One could argue that the municipal broadband would always have an edge: being able to rely on public funding would mean that it could offer lower cost services and people would choose that over the for-profit broadband. This, obviously, assumes that the savings would offset whatever superior features the for-profit broadband offered. But this would seem to be a market victory: the best product for the price would win. If the municipality offered a much lower cost but had a terrible product relative to the for-profit broadband, then people would presumably go for the better service and pay the higher price. If they could not afford this price, then the for-profit company would not be losing any customers—those people would not buy the service even if there was no municipal broadband. In that case, people who could not afford the better service would at least have some service—which would seem to be a win for everyone. To pre-empt the obvious straw man attack, I am describing a situation where the municipal broadband is available as an option, but there is open competition—for example, there are no special burdensome regulations or financial burdens imposed on the private sector just to hurt them relative to the municipal option.

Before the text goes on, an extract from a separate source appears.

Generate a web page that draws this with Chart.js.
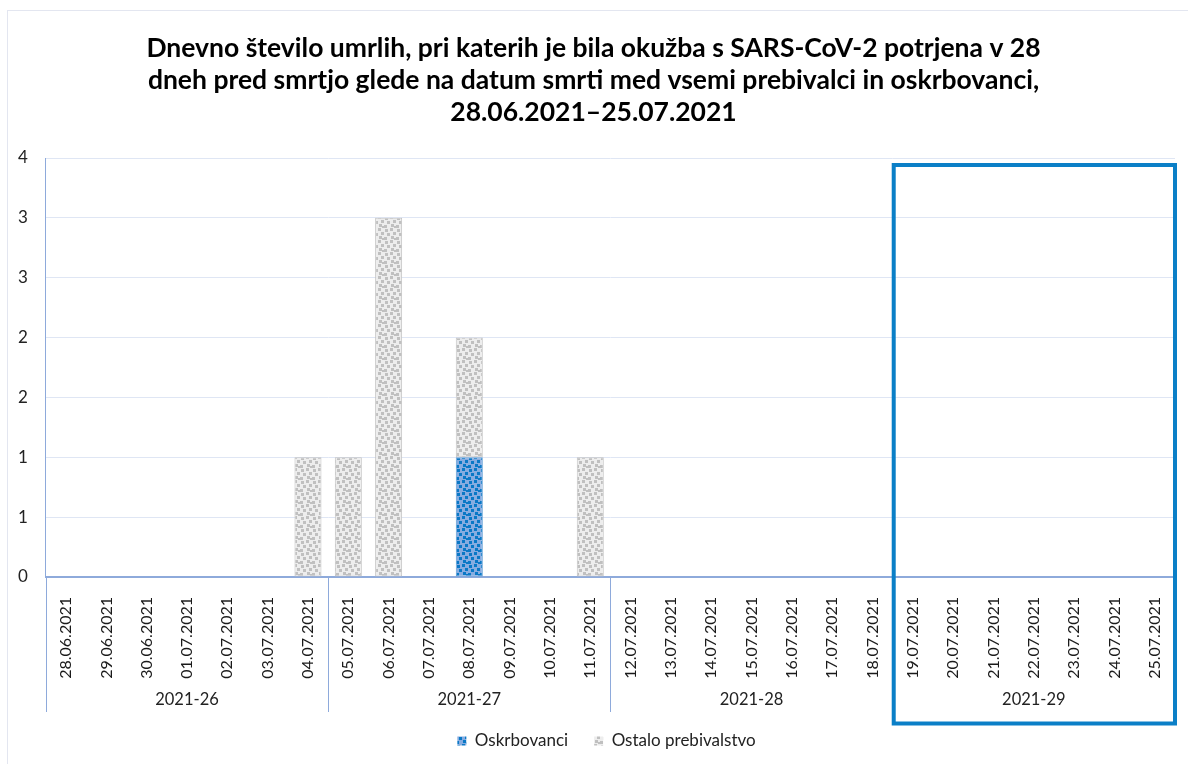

As a final point, municipal broadband is most often proposed in areas where the for-profit companies have no interest in providing services (or people cannot afford these services). As such, the main purpose of the sort of law being proposed in Ohio would seem to be to prevent people from getting broadband access. Creating a law that does nothing but hurt people seems like a terrible idea.
Anne W LaBossiere says
I live in an area that does not currently have access to broadband. This was an interesting article. I do hope that our circumstances change. Mike hit the nail on the head with his explanations as to why this continues to be problem for those living in rural and low population areas of our states whether they be Ohio or Maine.